Algorithm Documentation
Overview
This algorithm is an enhanced version of the Peterson-Kearns rollback recovery system, designed to
provide fault tolerance in distributed systems with multiple nodes. Each node performs tasks and
communicates with its neighbors while keeping track of its state and handling failures. The system
continues to run indefinitely, with nodes performing random tasks until the program is manually
stopped.
Components and Structure
1. Node Class
The Node class represents an individual node in the distributed system. Each node can:
Connect to other nodes to form a network.
Perform random tasks and communicate with its neighbors.
Save and load its state to recover from failures.
Log events for monitoring purposes.
Key Attributes:
id: Unique identifier for the node.
to_parent: A queue for sending messages to the coordinator.
num_nodes: The total number of nodes in the system.
neighbors: List of neighboring nodes this node is connected to.
proc: The process associated with this node.
last_checkpoint_time: The last time the node took a checkpoint of its state.
last_handled_message: The last message that was handled by the node.
log_file: File where the node logs its events.
failed: Boolean flag to indicate if the node has failed.
time_vector: Vector clock to keep track of time across nodes.
fail_vector: Vector to track which nodes have failed.
state_file: File where the node's state is saved.
Key Methods:
connect(other): Connects this node to another node.
run(): Starts the node's process.
restart(): Restarts the node after a failure.
dummy_spin(): The main loop where the node performs tasks and communicates with
neighbors.
save_state(): Saves the current state of the node to a file.
load_state(): Loads the node's state from a file.
log_event(event): Logs an event to the log file.
2. Coordinator Process
The coordinator_process manages the overall system by:
Monitoring messages from all nodes.
Initiating rollback procedures when a node fails.
Handling checkpoints and maintaining a global time vector and fail vector.
Key Attributes:
global_time_vector: Tracks the global time across all nodes.
global_fail_vector: Tracks which nodes have failed.
Key Methods:
initiate_rollback(num_nodes, node_queues, global_fail_vector): Initiates a rollback procedure
for failed nodes.
3. Node Communication and Failure Handling
Nodes communicate with each other using queues.
If a node fails, it marks itself as failed in the fail_vector and notifies the coordinator.
The coordinator initiates a rollback, and the node restarts, loading its last saved state.
Algorithm Workflow
1. Node Initialization:
o Nodes are created and connected to form a network.
o Each node starts running its dummy_spin method in a separate process.

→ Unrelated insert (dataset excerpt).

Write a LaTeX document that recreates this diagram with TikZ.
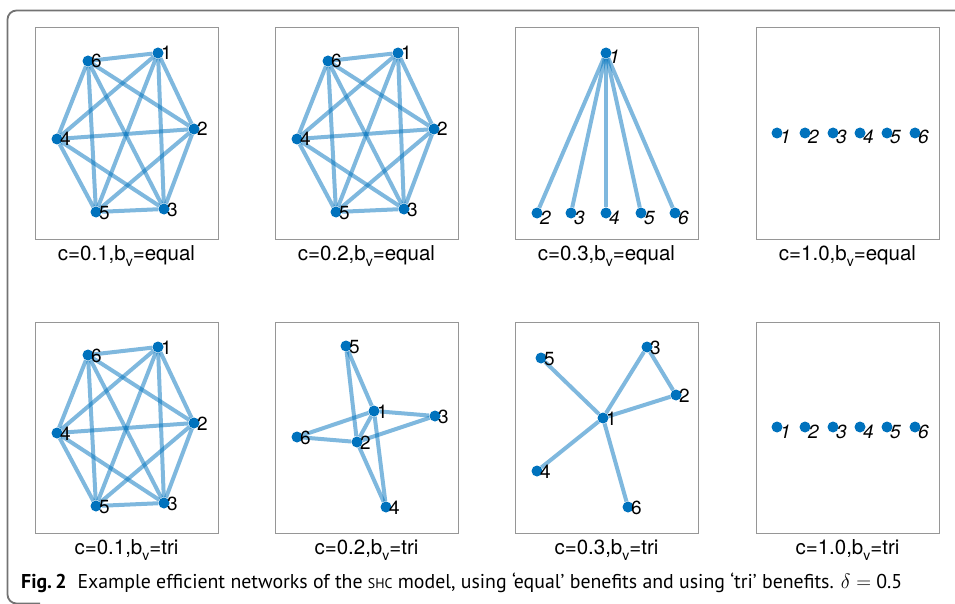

2. Infinite Task Loop (dummy_spin):
o Nodes run indefinitely, performing random tasks, sending, and receiving messages.
o Each node periodically saves its state and checks for failures.
3. Failure Detection and Rollback:
o If a node detects a failure, it updates its fail vector and exits.
o The coordinator detects the failure and initiates a rollback, restarting the failed node
with its last saved state.
4. Manual Termination:
o The system runs indefinitely until manually stopped using Ctrl+C or other termination
methods.
Changes and Enhancements
1. Infinite Execution of Nodes (dummy_spin):
o The main enhancement was modifying the dummy_spin method to run indefinitely. This
allows nodes to continue performing random tasks and communicating with neighbors
until the program is manually terminated.
2. Automatic Failure Handling:
o Nodes now have a 10% chance of simulating a failure. When a node fails, it marks itself
as failed, exits, and then restarts automatically after the coordinator initiates a rollback.
3. Improved Log and State Management:
o Enhanced logging for events like saving state, loading state, and failures.
o Nodes periodically save their state, allowing for a more robust recovery mechanism.
4. Coordinator Process Enhancements:
o The coordinator now handles infinite execution by continuously monitoring nodes.
o Improved handling of rollback messages and failures, ensuring the system remains
stable even with continuous operation.
Manual Termination
The algorithm is designed to run indefinitely. To stop its execution:
Use Ctrl + C in the terminal to send an interrupt signal.
Alternatively, terminate the Python process using system tools like Task Manager or the kill
command on Unix-based systems.
Conclusion
This enhanced Peterson-Kearns rollback recovery system ensures continuous operation of nodes in a
distributed system, with automatic failure detection and recovery. The algorithm is robust and can
handle failures while maintaining consistent state across nodes, making it suitable for systems requiring
high reliability and fault tolerance.